Exports of goods and certain services and various other transactions are zero-rated, and certain transactions are exempt. Banks and other financial institutions pay VAT-equivalent taxes at the rate of 17% based on their total payroll and on profits. Not-for-profit organisations pay VAT-equivalent tax (wage tax) at the rate of 7.5% of their total payroll.
Customs duty is imposed on certain products imported into Israel. The rates of duty depend upon their classification according to the Harmonised Customs Tariff and the country of origin. Israel has concluded free-trade agreements with the United States (US), Canada, Mexico, the European Union (EU), and the European Free Trade Association (EFTA).
Israel imposes excise taxes on a variety of goods (e.g. gasoline and diesel fuel used for transportation, tobacco, alcohol). The excise taxes are levied item-by-item, and the rates vary.
Municipal tax is levied annually on buildings by local municipalities based on the size, location, and purpose of the property.
Property taxes are generally imposed on the occupier of commercial and residential real property. Unoccupied property is generally taxed on the property's owner. The tax is imposed at the municipality level.
Real estate capital gains
Capital gains on real estate are subject to the Land Appreciation Tax Law. The law relates to any real estate in Israel, including houses, buildings, and anything permanently fixed to land; real estate rights; and leases for 25 years or more. Tax calculations closely follow the calculation of corporate tax on capital gains (see Capital gains in the Income determination section).
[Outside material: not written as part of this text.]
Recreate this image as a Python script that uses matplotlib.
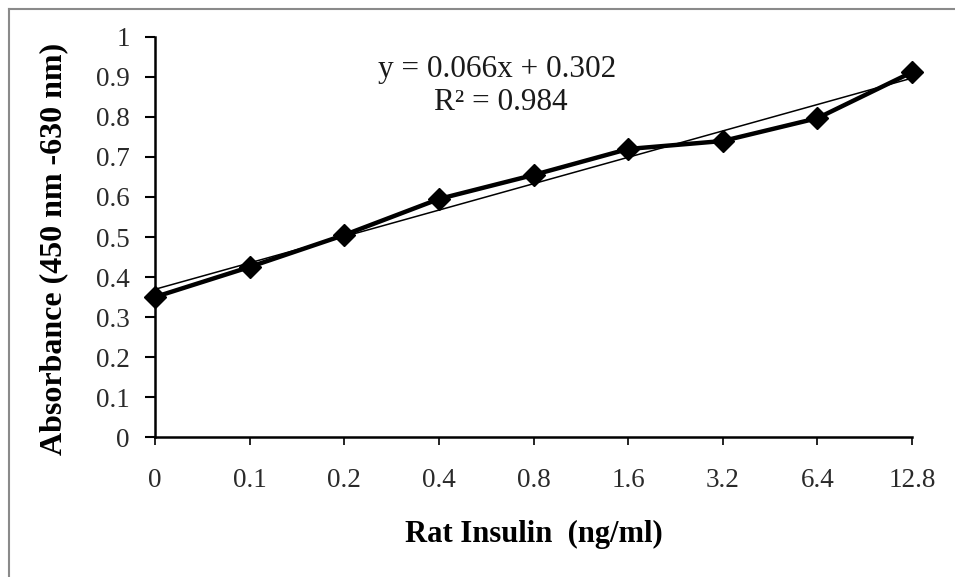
import numpy as np
import matplotlib.pyplot as plt
from matplotlib.lines import Line2D

# === data ===
conc_labels = ["0", "0.1", "0.2", "0.4", "0.8", "1.6", "3.2", "6.4", "12.8"]
absorbance = [0.35, 0.425, 0.505, 0.595, 0.655, 0.72, 0.74, 0.797, 0.912]
y_ticks = [0, 0.1, 0.2, 0.3, 0.4, 0.5, 0.6, 0.7, 0.8, 0.9, 1]
eq_text = "y = 0.066x + 0.302"
r2_text = "R² = 0.984"

plt.rcParams['font.family'] = ['Liberation Serif', 'DejaVu Serif']

fig = plt.figure(figsize=(9.55, 5.77), dpi=100)
ax = fig.add_axes([0.1623, 0.2426, 0.7927, 0.6933])

xpos = np.arange(len(conc_labels))

# linear trendline (Excel style, x = 1..n)
slope, intercept = np.polyfit(xpos + 1, absorbance, 1)
ax.plot(xpos, slope * (xpos + 1) + intercept, color='black', lw=1.1, zorder=2)

ax.plot(xpos, absorbance, color='black', lw=3.2, marker='D', markersize=11,
        zorder=3, clip_on=False)

ax.set_xlim(0, len(conc_labels) - 1)
ax.set_ylim(0, 1)
ax.set_xticks(xpos)
ax.set_xticklabels(conc_labels)
ax.set_yticks(y_ticks)
ax.set_yticklabels([f"{v:g}" for v in y_ticks])

for s in ['top', 'right']:
    ax.spines[s].set_visible(False)
for s in ['left', 'bottom']:
    ax.spines[s].set_linewidth(1.8)

ax.tick_params(axis='y', direction='out', length=7, width=1.5, pad=11, labelsize=19.5,
               labelcolor='#2a2a2a', color='black')
ax.tick_params(axis='x', direction='out', length=6, width=1.2, pad=16, labelsize=19.5,
               labelcolor='#2a2a2a', color='black')

ax.set_xlabel("Rat Insulin  (ng/ml)", fontsize=22, fontweight='bold', labelpad=20)
ax.set_ylabel("Absorbance (450 nm -630 nm)", fontsize=23, fontweight='bold')
ax.yaxis.set_label_coords(-0.114, 0.47)

ax.text(0.452, 0.9175, eq_text, transform=ax.transAxes, ha='center', va='center',
        fontsize=22.5, color='#1a1a1a')
ax.text(0.457, 0.835, r2_text, transform=ax.transAxes, ha='center', va='center',
        fontsize=22.5, color='#1a1a1a')

# outer chart border (only top and left visible in the crop)
fig.add_artist(Line2D([9 / 955, 9 / 955], [0, 1 - 9 / 577], color='#8a8a8a', lw=1.5))
fig.add_artist(Line2D([9 / 955, 1], [1 - 9 / 577, 1 - 9 / 577], color='#8a8a8a', lw=1.5))

fig.savefig("out.png", dpi=100)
The tax rate on the real gain is the applicable corporate tax rate (23% in 2020 and 2019).
A special tax rate may apply with respect to real estate acquired prior to 1960.
The purchaser of real estate is generally subject to acquisition tax at rates up to a maximum of 10% (the highest rate applies when the purchase price exceeds approximately 17 million Israeli shekels [ILS]).
There are no stamp taxes imposed in Israel.
There are no payroll taxes other than employer’s national insurance contributions (see below).
Employer’s national insurance contributions
Employers are obligated to pay national insurance contributions based on a percentage of each employee’s income on a monthly basis. Employers are responsible for withholding employees’ contributions from wages and remitting these together with the employer’s own contributions. The employer’s contribution rates (current as of January 2019) for Israeli-resident employees are 3.55%, up to monthly income of ILS 6,331, and 7.6% on the difference between ILS 6,331 and the maximum monthly income of ILS 44,020.
For non-resident employees, the employer rates are significantly lower and are 0.59%, up to monthly income of ILS 6,331, and 2.65% on the difference between ILS 6,331 and the maximum monthly income of ILS 44,020. The minimal national insurance payments for non-resident employees do not provide any retirement benefit for the non-resident but generally provides a certain element of work accident coverage.
When an irregular salary payment in excess of one quarter of the usual salary is made, special provisions apply to the computation of social charges by which the application of this payment is equally attributed to the current month and to the past 11 months.
Israel has social security totalisation agreements with 18 countries that may allow for an exemption from Israeli national insurance throughout the employment period of the employee in Israel.